I met Moshe Triwaks in Jerusalem in 2000.
I was in Israel to visit my daughter who was in Israel for a semester-long high school program. Moshe Triwaks’s company, Matar, had just published the Israeli translation of my first novel, The Red Tent, and when he heard I was in the country, he drove from Tel Aviv to say hello.
We met in the lobby of our hotel. He was a handsome, silver-haired gentleman, very well dressed. (I’m not positive, but I believe there might have been a pocket square.) His British-inflected English was impeccable.He was one of the most charming men I’ve ever met.
I have only a few memories of that conversation. He said he thought the book would do well in Israel but I don’t think we talked business beyond that. The rest of our conversation was personal. He asked about my family.
My daughter’s stay in Israel coincided with the first intifada, and Moshe asked why I had agreed to let her come. Plenty of Americans had asked me that question – always in tones of disbelief and disapproval. Moshe was the only Israeli who asked. I told him my husband and I had been reassured, in great detail, about security measures. He nodded.
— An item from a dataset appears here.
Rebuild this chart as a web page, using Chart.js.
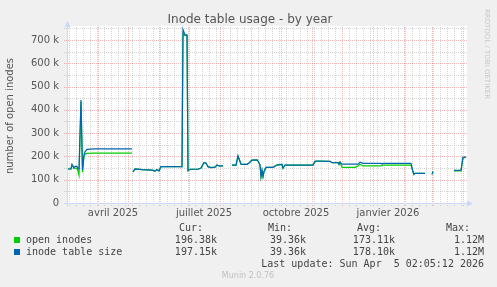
<!DOCTYPE html>
<html>
<head>
<meta charset="utf-8">
<script src="https://cdn.jsdelivr.net/npm/chart.js@4/dist/chart.umd.min.js"></script>
<style>
  html, body { margin: 0; padding: 0; background: #f0f0f0; }
  #wrap { width: 497px; height: 287px; }
</style>
</head>
<body>
<div id="wrap"><canvas id="chart" width="497" height="287"></canvas></div>
<script>
// days since 1 Mar 2025 (400 days up to the last update), values in thousands
const days = [
  0, 4, 5, 7, 8, 10, 11, 12, 14, 15.5, 17, 18, 20, 27, 65, 65.5,
  66, 68, 75, 85, 88, 90, 92, 94, 115, 116, 118, 120, 121, 123, 131, 134,
  137, 139, 141, 144, 148, 150, 152, 156, 157,
  165, 169, 171, 174, 176, 180, 182, 185, 190, 191, 193, 194, 195, 196, 197,
  199, 206, 210, 213, 215, 216, 218, 246, 248, 250, 263, 265, 271, 272, 273,
  275, 288, 291, 293, 296, 314, 315, 316, 344, 346, 347, 348, 358, 359,
  365, 366, 367, 387, 394, 396, 399
];
const openInodes = [
  146, 146, 164, 148, 150, 148, 138, 120, 435, 132, 200, 210, 213, 214, 214, null,
  134, 146, 143, 141, 137, 143, 138, 156, 156, 725, 720, 720, 138, 145, 145, 150,
  173, 172, 156, 152, 154, 163, 159, 159, null,
  163, 163, 202, 167, 166, 166, 172, 184, 185, 180, 163, 113, 140, 113, 135,
  153, 153, 163, 165, 166, 149, 163, 163, 176, 180, 179, 173, 173, 166, 176,
  153, 153, 159, 166, 159, 159, 161, 163, 163, 134, 123, 127, 127, null,
  123, 135, null, 138, 138, 195, 196
];
const tableSize = [
  146, 146, 166, 151, 157, 157, 146, 146, 442, 142, 206, 220, 230, 232, 232, null,
  134, 146, 143, 141, 137, 143, 138, 156, 156, 745, 722, 722, 140, 145, 145, 150,
  173, 172, 156, 152, 154, 163, 159, 159, null,
  163, 163, 202, 167, 166, 166, 172, 184, 185, 180, 163, 113, 140, 113, 135,
  153, 153, 163, 165, 166, 149, 163, 163, 180, 180, 179, 173, 173, 166, 176,
  167, 167, 167, 175, 170, 170, 167, 170, 170, 134, 123, 127, 127, null,
  123, 135, null, 140, 140, 196, 197
];

const yTicks = [0, 100, 200, 300, 400, 500, 600, 700];
const yMinor = [50, 150, 250, 350, 450, 550, 650, 750];
const monthStarts = [31, 61, 92, 122, 153, 184, 214, 245, 275, 306, 337, 365, 396];
const xLabelDays = [46, 137, 229, 321];
const xLabels = ["avril 2025", "juillet 2025", "octobre 2025", "janvier 2026"];

const seriesNames = ["open inodes", "inode table size"];
const seriesColors = ["#00cc00", "#0066b3"];
const curValues = ["196.38k", "197.15k"];
const minValues = ["39.36k", "39.36k"];
const avgValues = ["173.11k", "178.10k"];
const maxValues = ["1.12M", "1.12M"];

const FONT = '"DejaVu Sans", sans-serif';
const MONO = '"DejaVu Sans Mono", monospace';

const rrdPlugin = {
  id: "rrd",
  beforeDraw(chart) {
    const { ctx, chartArea: a } = chart;
    ctx.save();
    ctx.fillStyle = "#f0f0f0";
    ctx.fillRect(0, 0, chart.width, chart.height);
    ctx.fillStyle = "#ffffff";
    ctx.fillRect(a.left, a.top, a.right - a.left, a.bottom - a.top);
    ctx.restore();
  },
  beforeDatasetsDraw(chart) {
    const { ctx, chartArea: a, scales: { x, y } } = chart;
    ctx.save();
    ctx.lineWidth = 1;
    ctx.setLineDash([1, 1]);

    const vline = (d, color) => {
      const px = Math.round(x.getPixelForValue(d)) + 0.5;
      ctx.strokeStyle = color;
      ctx.beginPath();
      ctx.moveTo(px, a.bottom + 3);
      ctx.lineTo(px, a.top);
      ctx.stroke();
    };
    const hline = (v, color) => {
      const py = Math.round(y.getPixelForValue(v)) + 0.5;
      ctx.strokeStyle = color;
      ctx.beginPath();
      ctx.moveTo(a.left - 3, py);
      ctx.lineTo(a.right, py);
      ctx.stroke();
    };

    // minor grid: mondays and half steps
    const minor = "rgba(150, 150, 150, 0.4)";
    for (let d = 2; d < 400; d += 7) {
      if (!monthStarts.includes(d)) vline(d, minor);
    }
    yMinor.forEach((v) => hline(v, minor));

    // major grid: months and 100 k
    const major = "rgba(225, 80, 80, 0.42)";
    monthStarts.forEach((d) => vline(d, major));
    yTicks.filter((v) => v > 0).forEach((v) => hline(v, major));
    ctx.restore();
  },
  afterDatasetsDraw(chart) {
    const { ctx, chartArea: a } = chart;
    ctx.save();
    ctx.strokeStyle = "#cfd6f8";
    ctx.fillStyle = "#cfd6f8";
    ctx.lineWidth = 1;
    // axes
    ctx.beginPath();
    ctx.moveTo(a.left + 0.5, a.bottom + 3);
    ctx.lineTo(a.left + 0.5, a.top);
    ctx.moveTo(a.left - 3, a.bottom + 0.5);
    ctx.lineTo(a.right + 1, a.bottom + 0.5);
    ctx.stroke();
    // arrows
    ctx.beginPath();
    ctx.moveTo(a.left + 0.5, a.top - 5);
    ctx.lineTo(a.left - 2.5, a.top + 1);
    ctx.lineTo(a.left + 3.5, a.top + 1);
    ctx.closePath();
    ctx.fill();
    ctx.beginPath();
    ctx.moveTo(a.right + 6, a.bottom + 0.5);
    ctx.lineTo(a.right, a.bottom - 2.5);
    ctx.lineTo(a.right, a.bottom + 3.5);
    ctx.closePath();
    ctx.fill();
    ctx.restore();
  },
  afterDraw(chart) {
    const { ctx } = chart;
    ctx.save();
    // title
    ctx.fillStyle = "#555";
    ctx.font = "12px " + FONT;
    ctx.textAlign = "center";
    ctx.textBaseline = "alphabetic";
    ctx.fillText("Inode table usage - by year", 250, 23);

    // vertical axis title
    ctx.save();
    ctx.translate(10, 116);
    ctx.rotate(-Math.PI / 2);
    ctx.font = "10px " + FONT;
    ctx.textBaseline = "middle";
    ctx.fillText("number of open inodes", 0, 0);
    ctx.restore();

    // rrdtool credit
    ctx.save();
    ctx.translate(487, 54);
    ctx.rotate(Math.PI / 2);
    ctx.fillStyle = "#c8c8c8";
    ctx.font = "7px " + FONT;
    ctx.textBaseline = "middle";
    ctx.fillText("RRDTOOL / TOBI OETIKER", 0, 0);
    ctx.restore();

    // legend
    ctx.font = "10px " + MONO;
    ctx.fillStyle = "#444";
    ctx.textBaseline = "middle";
    ctx.textAlign = "right";
    ctx.fillText("Cur:", 203, 228);
    ctx.fillText("Min:", 292, 228);
    ctx.fillText("Avg:", 381, 228);
    ctx.fillText("Max:", 470, 228);
    seriesNames.forEach((name, i) => {
      const ty = 240 + i * 12;
      ctx.fillStyle = seriesColors[i];
      ctx.fillRect(14, ty - 3, 6, 6);
      ctx.fillStyle = "#444";
      ctx.textAlign = "left";
      ctx.fillText(name, 26, ty);
      ctx.textAlign = "right";
      ctx.fillText(curValues[i], 217, ty);
      ctx.fillText(minValues[i], 306, ty);
      ctx.fillText(avgValues[i], 395, ty);
      ctx.fillText(maxValues[i], 484, ty);
    });
    ctx.fillText("Last update: Sun Apr  5 02:05:12 2026", 484, 264);

    ctx.textAlign = "center";
    ctx.fillStyle = "#c0c0c0";
    ctx.font = "8px " + FONT;
    ctx.fillText("Munin 2.0.76", 248, 276);
    ctx.restore();
  },
};

const toPoints = (values) => days.map((d, i) => ({ x: d, y: values[i] }));

new Chart(document.getElementById("chart"), {
  type: "line",
  data: {
    datasets: [
      {
        label: seriesNames[0],
        data: toPoints(openInodes),
        borderColor: seriesColors[0],
        borderWidth: 1.2,
        pointRadius: 0,
        spanGaps: false,
        order: 2,
      },
      {
        label: seriesNames[1],
        data: toPoints(tableSize),
        borderColor: seriesColors[1],
        borderWidth: 1.2,
        pointRadius: 0,
        spanGaps: false,
        order: 1,
      },
    ],
  },
  options: {
    responsive: false,
    animation: false,
    devicePixelRatio: 1,
    layout: { padding: { left: 0, right: 30, top: 26, bottom: 64 } },
    plugins: {
      legend: { display: false },
      title: { display: false },
      tooltip: { enabled: false },
    },
    scales: {
      x: {
        type: "linear",
        min: 0,
        max: 400,
        grid: { display: false, drawTicks: false },
        border: { display: false },
        afterBuildTicks: (scale) => {
          scale.ticks = xLabelDays.map((v) => ({ value: v }));
        },
        afterFit: (scale) => {
          scale.height = 20;
        },
        ticks: {
          autoSkip: false,
          maxRotation: 0,
          padding: 4,
          color: "#555",
          font: { family: FONT, size: 10 },
          callback: (v) => xLabels[xLabelDays.indexOf(v)],
        },
      },
      y: {
        min: 0,
        max: 760,
        grid: { display: false, drawTicks: false },
        border: { display: false },
        afterBuildTicks: (scale) => {
          scale.ticks = yTicks.map((v) => ({ value: v }));
        },
        afterFit: (scale) => {
          scale.width = 67;
        },
        ticks: {
          padding: 8,
          color: "#555",
          font: { family: FONT, size: 10 },
          callback: (v) => (v === 0 ? "0" : v + " k"),
        },
      },
    },
  },
  plugins: [rrdPlugin],
});
</script>
</body>
</html>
The last time I saw Moshe was entirely by chance. In 2014, I was visiting my publishers, Scribner/Simon & Schuster, in Manhattan and someone mentioned that he was in the building. It was a fond reunion that felt like a gift. He said he was going to publish The Boston Girl, which was wonderful news but not a surprise.
I had been mystified when I learned he was going to publish my third novel, The Last Days of Dogtown. That book is set in rural Massachusetts in the mid 1800s, with a cast of eccentric Yankee characters. It is the only one of my books with no Jewish content at all. None. Zero. Bupkis.
It was my understanding that publishers only go to the expense and trouble of translating and promoting books by “foreign” authors if they believe they can recoup their investment. I couldn’t imagine there would be much of an audience for Dogtown. I said as much to him and asked why he was publishing it.
He smiled and, as though it were self-evident, said, “You are one of our authors.”
Dear reader, that is an answer from another century, from another world, from a time when publishers, editors and writers had relationships that lasted for decades, for entire careers, for lifetimes. Where imprints were identified by “their” writers, and writers were associated with “their” publishers and editors.
Each of my novels has been translated and published abroad. But only in Israel is that true for all five of them. That is because I was one of Moshe Triwaks’s authors, a distinction I treasure.
He passed away on April 30. I will always remember him with affection and gratitude and affection, and count myself blessed for having known him.